#### [What needs to be done]
In the lines below, output everything from the first line through the line containing "import * as" exactly as it is. Pictures are not part of the output.

#### [Stored data]

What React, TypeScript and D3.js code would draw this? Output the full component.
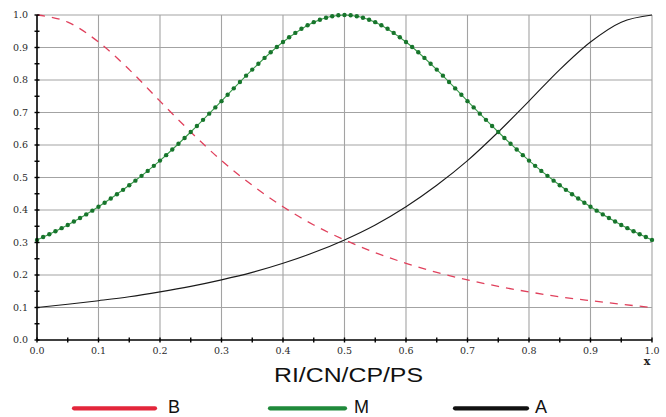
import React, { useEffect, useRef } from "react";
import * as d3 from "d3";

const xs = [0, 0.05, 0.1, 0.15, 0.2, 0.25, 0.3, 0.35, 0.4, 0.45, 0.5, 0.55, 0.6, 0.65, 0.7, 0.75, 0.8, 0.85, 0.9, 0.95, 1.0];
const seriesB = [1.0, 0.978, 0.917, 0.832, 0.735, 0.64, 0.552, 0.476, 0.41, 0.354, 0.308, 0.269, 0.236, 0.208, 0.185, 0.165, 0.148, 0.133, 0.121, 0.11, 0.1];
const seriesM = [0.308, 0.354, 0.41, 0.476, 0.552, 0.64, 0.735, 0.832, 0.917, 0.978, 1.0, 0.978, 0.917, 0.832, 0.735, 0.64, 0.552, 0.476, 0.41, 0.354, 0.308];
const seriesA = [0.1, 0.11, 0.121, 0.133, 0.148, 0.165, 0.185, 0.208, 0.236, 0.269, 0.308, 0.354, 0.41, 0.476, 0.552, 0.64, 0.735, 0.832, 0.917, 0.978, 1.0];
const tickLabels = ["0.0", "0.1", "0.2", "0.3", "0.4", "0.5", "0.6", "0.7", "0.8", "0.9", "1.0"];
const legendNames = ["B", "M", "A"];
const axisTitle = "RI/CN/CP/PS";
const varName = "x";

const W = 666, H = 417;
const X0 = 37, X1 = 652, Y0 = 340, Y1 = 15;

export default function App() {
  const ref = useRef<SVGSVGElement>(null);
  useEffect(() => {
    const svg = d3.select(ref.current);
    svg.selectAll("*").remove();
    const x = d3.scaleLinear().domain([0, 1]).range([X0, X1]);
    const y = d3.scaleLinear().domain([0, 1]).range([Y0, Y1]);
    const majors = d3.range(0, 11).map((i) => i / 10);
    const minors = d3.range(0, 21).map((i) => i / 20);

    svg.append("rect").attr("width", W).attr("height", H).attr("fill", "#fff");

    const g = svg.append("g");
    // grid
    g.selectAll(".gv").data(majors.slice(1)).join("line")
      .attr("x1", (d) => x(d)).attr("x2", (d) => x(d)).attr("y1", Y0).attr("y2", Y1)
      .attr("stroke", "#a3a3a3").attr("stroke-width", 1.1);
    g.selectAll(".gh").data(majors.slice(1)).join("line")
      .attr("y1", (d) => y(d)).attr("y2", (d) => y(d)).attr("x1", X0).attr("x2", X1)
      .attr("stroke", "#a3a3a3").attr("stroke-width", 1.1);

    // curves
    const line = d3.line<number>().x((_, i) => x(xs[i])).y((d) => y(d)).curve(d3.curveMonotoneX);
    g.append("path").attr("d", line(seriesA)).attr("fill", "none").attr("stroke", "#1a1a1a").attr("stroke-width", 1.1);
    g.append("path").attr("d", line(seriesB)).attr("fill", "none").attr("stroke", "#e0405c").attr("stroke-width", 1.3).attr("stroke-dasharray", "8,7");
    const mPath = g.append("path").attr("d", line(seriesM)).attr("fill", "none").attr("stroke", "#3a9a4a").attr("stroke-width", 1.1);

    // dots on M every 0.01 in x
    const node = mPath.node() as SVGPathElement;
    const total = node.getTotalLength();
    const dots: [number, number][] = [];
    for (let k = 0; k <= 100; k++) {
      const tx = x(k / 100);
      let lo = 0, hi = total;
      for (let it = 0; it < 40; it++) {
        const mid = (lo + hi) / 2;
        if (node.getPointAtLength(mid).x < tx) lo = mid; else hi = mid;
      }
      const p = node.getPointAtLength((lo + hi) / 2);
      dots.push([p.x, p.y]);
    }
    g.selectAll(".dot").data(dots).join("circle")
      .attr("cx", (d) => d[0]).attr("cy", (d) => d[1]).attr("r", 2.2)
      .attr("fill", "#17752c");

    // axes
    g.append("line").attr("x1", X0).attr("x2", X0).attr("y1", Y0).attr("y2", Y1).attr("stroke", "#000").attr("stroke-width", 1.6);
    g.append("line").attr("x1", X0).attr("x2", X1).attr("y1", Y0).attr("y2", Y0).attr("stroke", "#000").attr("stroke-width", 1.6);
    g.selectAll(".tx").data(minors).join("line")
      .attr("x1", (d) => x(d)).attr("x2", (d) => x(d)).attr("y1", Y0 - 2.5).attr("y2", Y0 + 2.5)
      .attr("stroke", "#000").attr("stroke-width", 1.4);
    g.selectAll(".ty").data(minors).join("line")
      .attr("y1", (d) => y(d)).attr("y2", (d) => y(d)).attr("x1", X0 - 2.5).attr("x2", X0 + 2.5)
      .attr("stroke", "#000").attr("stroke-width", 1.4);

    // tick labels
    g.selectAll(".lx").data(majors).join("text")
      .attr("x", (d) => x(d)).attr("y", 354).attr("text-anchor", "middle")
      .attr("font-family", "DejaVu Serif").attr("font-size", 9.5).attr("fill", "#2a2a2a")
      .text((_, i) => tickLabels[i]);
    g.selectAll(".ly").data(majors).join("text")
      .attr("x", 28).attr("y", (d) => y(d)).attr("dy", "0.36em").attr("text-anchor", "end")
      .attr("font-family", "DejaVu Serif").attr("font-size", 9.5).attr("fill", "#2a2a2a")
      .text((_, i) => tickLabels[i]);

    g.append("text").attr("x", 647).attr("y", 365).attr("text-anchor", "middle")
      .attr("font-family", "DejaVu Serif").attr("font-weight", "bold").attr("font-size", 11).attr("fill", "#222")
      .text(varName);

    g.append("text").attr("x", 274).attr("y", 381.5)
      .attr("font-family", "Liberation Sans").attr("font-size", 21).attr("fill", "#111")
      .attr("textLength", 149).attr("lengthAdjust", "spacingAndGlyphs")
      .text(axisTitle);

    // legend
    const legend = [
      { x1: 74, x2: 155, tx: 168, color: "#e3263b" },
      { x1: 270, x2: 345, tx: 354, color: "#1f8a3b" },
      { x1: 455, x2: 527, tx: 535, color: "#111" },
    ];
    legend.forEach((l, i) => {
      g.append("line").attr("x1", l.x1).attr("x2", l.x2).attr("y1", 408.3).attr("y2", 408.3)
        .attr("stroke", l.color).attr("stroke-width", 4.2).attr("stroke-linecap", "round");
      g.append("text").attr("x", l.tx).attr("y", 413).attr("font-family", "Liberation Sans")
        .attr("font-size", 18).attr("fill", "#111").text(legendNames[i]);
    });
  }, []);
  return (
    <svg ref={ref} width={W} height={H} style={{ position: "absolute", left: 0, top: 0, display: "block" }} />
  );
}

#### [Solution for this task]
What React, TypeScript and D3.js code would draw this? Output the full component.
import React, { useEffect, useRef } from "react";
import * as d3 from "d3";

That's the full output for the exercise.